RMDs and Inherited IRAs
With inherited IRAs, you're allowed to combine RMDs for multiple inherited/beneficiary IRAs you received from the same decedent—and then withdraw the total from just one of those accounts. But you cannot combine RMDs from IRAs you inherited from several decedents.
Also, you can't take the distributions for inherited IRAs from traditional IRAs that you own. To illustrate this, here's an example. Sam inherited an IRA from his Aunt Suzie. The RMD amount for the inherited IRA is $6,000. Sam has his own IRA, for which the RMD amount is $10,000.
Sam cannot combine the two RMD amounts—one from his account, one for the inherited one—and withdraw from only one. Each RMD must be withdrawn from its respective account.
RMDs and Roth IRAs
Note, too, that there are different rules for distributions for Roth IRAs that are inherited (Roth IRAs don't have RMDs during the original owner's lifetime). As in, distributions may be required. "Roth IRAs for individual participants are not subject to RMDs, but inherited Roth IRAs are," notes Marguerita M.Cheng, CFP®, RICP®, CEO of Blue Ocean Global Wealth, Gaithersburg, MD.
However, if the Roth is inherited from a spouse, the RMD requirement does not apply. With an account you inherit from someone else, you'll face several distribution options, the best of which is the Term Certain Method.
RMDs and 401(k)s
If you have multiple 401(k) plans, the RMDs cannot be taken from just one of those plans. "If you have 401(k) plans from former employers, you would need to take RMDs on those, and, unlike IRAs, you would need to calculate the RMD for each plan and take that amount from each account," says Fred Leamnson, ChFC, founder and president of Leamnson Capital Advisory, Reston, Va.
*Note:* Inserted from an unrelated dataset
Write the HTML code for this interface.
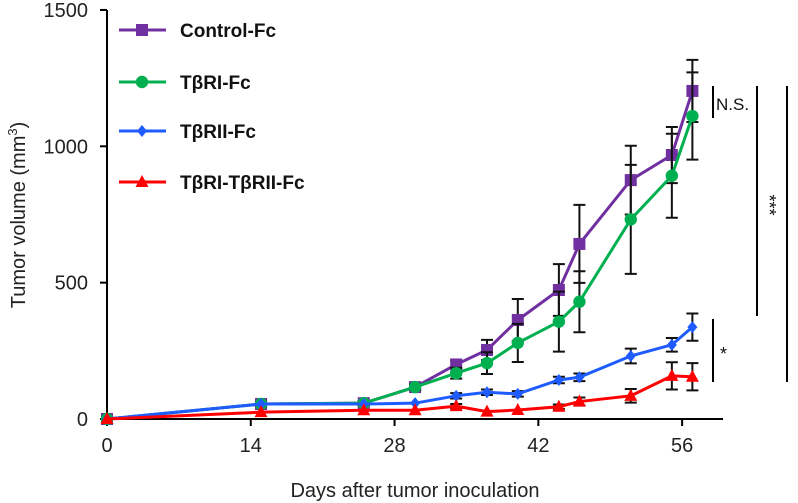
<!DOCTYPE html>
<html><head><meta charset="utf-8"><style>
body{margin:0;background:#fff}
svg{display:block;font-family:"Liberation Sans",Arial,sans-serif}
</style></head><body>
<svg id="chart" width="798" height="503" viewBox="0 0 798 503"></svg>
<script>
const days = [0,15,25,30,34,37,40,44,46,51,55,57];
const controlVals = [0,55,58,117,200,253,363,473,642,876,968,1203];
const controlErr  = [0,8,8,10,15,37,77,95,143,126,103,114];
const tbr1Vals = [0,55,58,117,168,205,279,357,430,732,892,1111];
const tbr1Err  = [0,8,8,10,20,40,70,110,112,200,154,160];
const tbr2Vals = [0,55,55,58,85,98,92,143,153,231,272,337];
const tbr2Err  = [0,6,6,6,10,10,10,12,14,27,25,50];
const fusionVals = [0,25,32,32,47,27,33,45,64,85,158,155];
const fusionErr  = [0,5,5,5,8,6,6,8,15,25,50,50];
const xTicks = [0,14,28,42,56];
const yTicks = [0,500,1000,1500];
const seriesNames = ["Control-Fc","TβRI-Fc","TβRII-Fc","TβRI-TβRII-Fc"];

const NS="http://www.w3.org/2000/svg";
const svg=document.getElementById('chart');
const X=d=>107+d*10.27;
const Y=v=>419-v*0.2727;
function el(t,a,p){const e=document.createElementNS(NS,t);for(const k in a)e.setAttribute(k,a[k]);(p||svg).appendChild(e);return e;}

let ax=el('line',{x1:107,y1:10,x2:107,y2:419,stroke:'#000','stroke-width':2});


ax=el('line',{x1:106,y1:419,x2:723,y2:419,stroke:'#000','stroke-width':2});


yTicks.forEach(v=>{
  const t=el('line',{x1:100,x2:107,y1:Y(v),y2:Y(v),stroke:'#000','stroke-width':2});
  
  
  const l=el('text',{x:88,y:Y(v)+7,'text-anchor':'end','font-size':20,fill:'#222'});
  l.textContent=v;
  
  
});
xTicks.forEach(d=>{
  const t=el('line',{x1:X(d),x2:X(d),y1:419,y2:426,stroke:'#000','stroke-width':2});
  
  
  const l=el('text',{x:X(d),y:452,'text-anchor':'middle','font-size':20,fill:'#222'});
  l.textContent=d;
  
  
});
let tt=el('text',{x:415,y:497,'text-anchor':'middle','font-size':20,fill:'#222'});
tt.textContent='Days after tumor inoculation';


tt=el('text',{x:0,y:0,'text-anchor':'middle','font-size':20,fill:'#222',transform:'translate(25,215) rotate(-90)'});
tt.innerHTML='Tumor volume (mm<tspan dy="-8" font-size="13">3</tspan><tspan dy="8">)</tspan>';



const colors=['#7030a0','#00b050','#1f5cff','#ff0000'];
const shapes=['square','circle','diamond','triangle'];
function marker(g,shape,x,y,c){
  if(shape==='square')return el('rect',{x:x-6,y:y-6,width:12,height:12,fill:c},g);
  if(shape==='circle')return el('circle',{cx:x,cy:y,r:6.2,fill:c},g);
  if(shape==='diamond')return el('polygon',{points:`${x},${y-6} ${x+5},${y} ${x},${y+6} ${x-5},${y}`,fill:c},g);
  return el('polygon',{points:`${x},${y-7} ${x+6.5},${y+5} ${x-6.5},${y+5}`,fill:c},g);
}
const allVals=[controlVals,tbr1Vals,tbr2Vals,fusionVals];
const allErr=[controlErr,tbr1Err,tbr2Err,fusionErr];
allVals.forEach((vals,i)=>{
  const g=el('g',{});
  
  
  vals.forEach((v,j)=>{
    const e=allErr[i][j]; if(e<=6)return;
    const x=X(days[j]);
    const eb=el('path',{d:`M${x},${Y(v-e)}V${Y(v+e)}M${x-6},${Y(v-e)}H${x+6}M${x-6},${Y(v+e)}H${x+6}`,stroke:'#111','stroke-width':2,fill:'none'},g);
    
    
  });
  const ln=el('polyline',{points:vals.map((v,j)=>X(days[j])+','+Y(v)).join(' '),fill:'none',stroke:colors[i],'stroke-width':3},g);
  
  
  vals.forEach((v,j)=>{
    const m=marker(g,shapes[i],X(days[j]),Y(v),colors[i]);
    
    
  });
});
const legY=[30,82,131,182];
seriesNames.forEach((n,i)=>{
  const g=el('g',{});
  
  
  el('line',{x1:119,x2:166,y1:legY[i],y2:legY[i],stroke:colors[i],'stroke-width':3},g);
  marker(g,shapes[i],142,legY[i],colors[i]);
  const t=el('text',{x:180,y:legY[i]+7,'font-size':19,'font-weight':'bold',fill:'#111'},g);
  t.textContent=n;
});
function sig(x,y1,y2,label,tx,ty,rot,fs){
  const g=el('g',{});
  
  
  el('line',{x1:x,x2:x,y1:y1,y2:y2,stroke:'#000','stroke-width':2},g);
  const t=el('text',{x:tx,y:ty,'font-size':fs,fill:'#111','text-anchor':rot?'middle':'start',transform:rot?`rotate(90 ${tx} ${ty})`:''},g);
  t.textContent=label;
}
sig(713,86,118,'N.S.',716,110,false,17);
sig(713,319,382,'*',720,360,false,18);
sig(757,86,316,'***',763,205,true,18);
sig(787,86,382,'***',792,235,true,18);
</script>
</body></html>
4. Combining RMDs With Your Spouse
Many financial assets may be held jointly by a married couple, but retirement accounts are not among those. These must be owned individually. That individual responsibility also applies to taking RMDs.
Unfortunately, couples often miss this distinction, especially if they file taxes jointly. Since they file a single combined tax return, they assume—wrongly—that an RMD taken from one spouse's retirement account will satisfy the RMD on the other's account.
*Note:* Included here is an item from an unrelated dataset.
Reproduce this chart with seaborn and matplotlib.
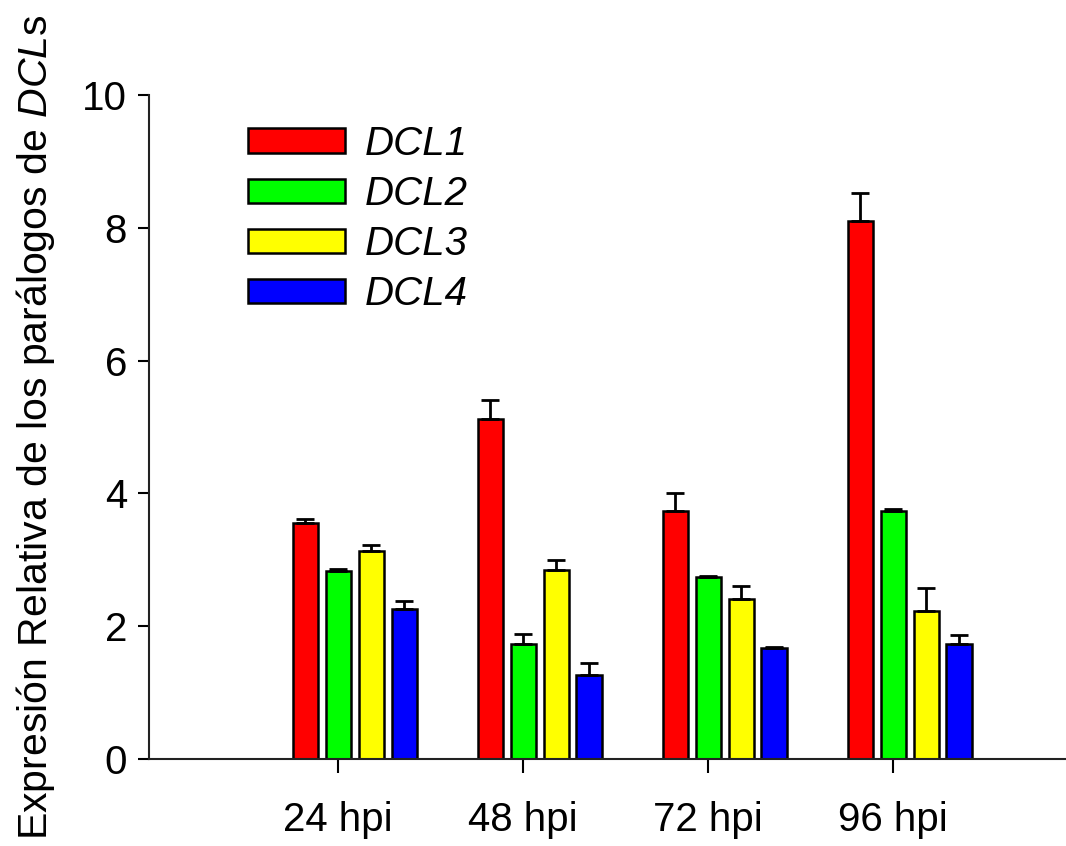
import numpy as np
import pandas as pd
import matplotlib
matplotlib.use("Agg")
import matplotlib.pyplot as plt
import seaborn as sns

times = ["24 hpi", "48 hpi", "72 hpi", "96 hpi"]
genes = ["DCL1", "DCL2", "DCL3", "DCL4"]

dcl1 = [3.56, 5.12, 3.73, 8.10]
dcl2 = [2.83, 1.73, 2.74, 3.74]
dcl3 = [3.14, 2.85, 2.41, 2.23]
dcl4 = [2.26, 1.26, 1.67, 1.73]

dcl1_err = [0.06, 0.29, 0.27, 0.43]
dcl2_err = [0.03, 0.15, 0.02, 0.02]
dcl3_err = [0.09, 0.15, 0.20, 0.35]
dcl4_err = [0.12, 0.18, 0.02, 0.14]

colors = ["#ff0000", "#00ff00", "#ffff00", "#0000ff"]

values = [dcl1, dcl2, dcl3, dcl4]
errors = [dcl1_err, dcl2_err, dcl3_err, dcl4_err]

rows = []
for g, vals in zip(genes, values):
    for t, v in zip(times, vals):
        rows.append({"Tiempo": t, "Gen": g, "Expr": v})
df = pd.DataFrame(rows)

sns.set_style("ticks")
plt.rcParams["font.family"] = ["Liberation Sans", "DejaVu Sans"]
plt.rcParams["mathtext.fontset"] = "custom"
plt.rcParams["mathtext.rm"] = "Liberation Sans"
plt.rcParams["mathtext.it"] = "Liberation Sans:italic"
plt.rcParams["text.color"] = "black"
plt.rcParams["axes.labelcolor"] = "black"
plt.rcParams["xtick.color"] = "black"
plt.rcParams["ytick.color"] = "black"

fig = plt.figure(figsize=(10.66, 8.46), dpi=100)
ax = fig.add_axes([0.14, 0.1028, 0.859, 0.785])

sns.barplot(data=df, x="Tiempo", y="Expr", hue="Gen", order=times,
            hue_order=genes, palette=colors, width=0.713, gap=0.24,
            edgecolor="black", linewidth=1.8, errorbar=None, saturation=1,
            ax=ax)

# upper-only error bars on each bar
for cont, err in zip(ax.containers, errors):
    xs = [p.get_x() + p.get_width() / 2 for p in cont]
    hs = [p.get_height() for p in cont]
    ax.errorbar(xs, hs, yerr=[np.zeros(len(err)), err], fmt="none",
                ecolor="black", elinewidth=2, capsize=6.5, capthick=2,
                zorder=1)

ax.set_ylim(0, 10)
ax.set_yticks([0, 2, 4, 6, 8, 10])
ax.set_xlim(-1.11, 3.84)
ax.set_xticks(np.arange(len(times)) - 0.089)
ax.set_xticklabels(times)

ax.set_xlabel("")
ax.set_ylabel("Expresión Relativa de los parálogos de $\\mathit{DCL}$s",
              fontsize=29.5, labelpad=18)
ax.tick_params(axis="y", labelsize=29, length=8, width=1.5, pad=8)
ax.tick_params(axis="x", labelsize=29, length=10, width=1.5, pad=20)

sns.despine(ax=ax)
for s in ["left", "bottom"]:
    ax.spines[s].set_linewidth(1.5)
    ax.spines[s].set_color("#222222")

handles, labels = ax.get_legend_handles_labels()
leg = ax.legend(handles, labels, loc="upper left",
                bbox_to_anchor=(0.108, 0.955), frameon=False,
                prop={"style": "italic", "size": 29},
                handlelength=2.4, handleheight=0.55, labelspacing=0.3,
                handletextpad=0.5, borderpad=0, borderaxespad=0)

fig.savefig("out.png", dpi=100)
Let's say you and your spouse both face distributions, and you decide to simply take the entire combined amount of those RMDs out of your spouse's IRA. Taking your RMD from your spouse’s IRA leads to a host of tax consequences, none of them good.
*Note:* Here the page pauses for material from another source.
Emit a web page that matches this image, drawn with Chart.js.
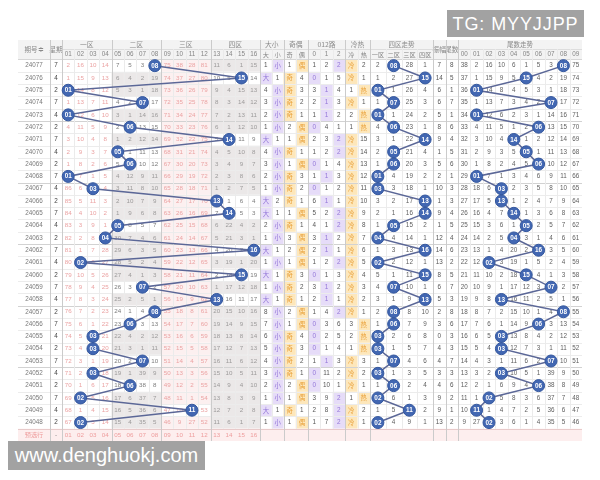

If you miss an RMD, you will owe up to a 50% excise tax on any amount you should have withdrawn.
In the eyes of the IRS, you've missed taking your RMD. The agency will impose up to a 50% excise tax on that RMD amount. Meanwhile, your spouse will have "over-distributed" by taking more from her account than was necessary, which likely means paying more taxes.
Since RMDs are considered to be income, she might also wind up owing more in Social Security and Medicare premiums based on her higher income.
The Bottom Line
After saving for years—or decades—you eventually have to start withdrawing the money in your retirement accounts and pay taxes on it. In general, you must start taking RMDs at age 70 ½, and the stakes are high—financially speaking—if you make a mistake.
If you need help figuring out your RMDs, or taking them on time, it's a good idea to speak with a trusted financial advisor or tax accountant who can help guide you through the process—and avoid any mistakes.